There are two constraints that have to be kept in mind:

  1. Parsing into memory starts at the current position of the parser. If you have already parsed records from the input, those records will not end up in the in memory representation of your CSV data.
  2. Parsing into memory may consume a lot of system resources depending on the input. For example if you're parsing a 150MB file of CSV data the contents will be read completely into memory.

Notes

Internal parser state is completely covered by the format and the reader-state.

See Also:
  • Constructor Details

    • CsvParserEx

      public CsvParserEx(LineOrientedReader reader, org.apache.commons.csv.CSVFormat format) throws IOException
      Customized CSV parser using the given CSVFormat

      If you do not read all records from the given reader, you should call close() on the parser, unless you close the reader.

      Parameters:
      reader - a Reader containing CSV-formatted input. Must not be null.
      format - the CSVFormat used for CSV parsing. Must not be null.
      Throws:
      IllegalArgumentException - If the parameters of the format are inconsistent or if either reader or format are null.
      IOException - If there is a problem reading the header or skipping the first record
  • Method Details

    • close

      public void close() throws IOException
      Closes resources.
      Specified by:
      close in interface AutoCloseable
      Specified by:
      close in interface Closeable
      Throws:
      IOException - If an I/O error occurs
    • getCurrentLineNumber

      public long getCurrentLineNumber()
      Returns the current line number in the input stream.

      ATTENTION: If your CSV input has multi-line values, the returned number does not correspond to the record number.

      Returns:
      current line number
    • getHeaderMap

      public Map<String,Integer> getHeaderMap()
      Returns a copy of the header map that iterates in column order.

      The map keys are column names. The map values are 0-based indices.

      Returns:
      a copy of the header map that iterates in column order.
    • getRecordNumber

      public long getRecordNumber()
      Returns the current record number in the input stream.

      ATTENTION: If your CSV input has multi-line values, the returned number does not correspond to the line number.

      Returns:
      current record number
    • getRecords

      public List<org.apache.commons.csv.CSVRecord> getRecords() throws IOException
      Parses the CSV input according to the given format and returns the content as a list of CSVRecords.

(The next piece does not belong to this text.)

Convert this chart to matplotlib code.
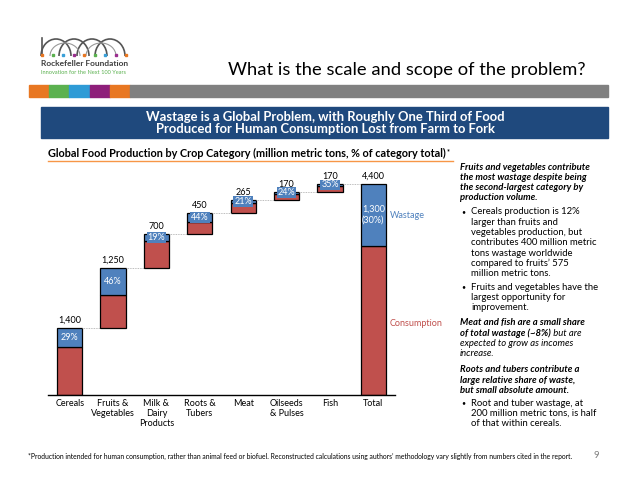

      The returned content starts at the current parse-position in the stream.

      Returns:
      list of CSVRecords, may be empty
      Throws:
      IOException - on parse error or input read-failure
    • isClosed

      public boolean isClosed()
      Gets whether this parser is closed.
      Returns:
      whether this parser is closed.
    • iterator

      public Iterator<org.apache.commons.csv.CSVRecord> iterator()
      Returns an iterator on the records.

      IOExceptions occurring during the iteration are wrapped in a RuntimeException. If the parser is closed a call to next() will throw a NoSuchElementException.

      Specified by:
      iterator in interface Iterable<org.apache.commons.csv.CSVRecord>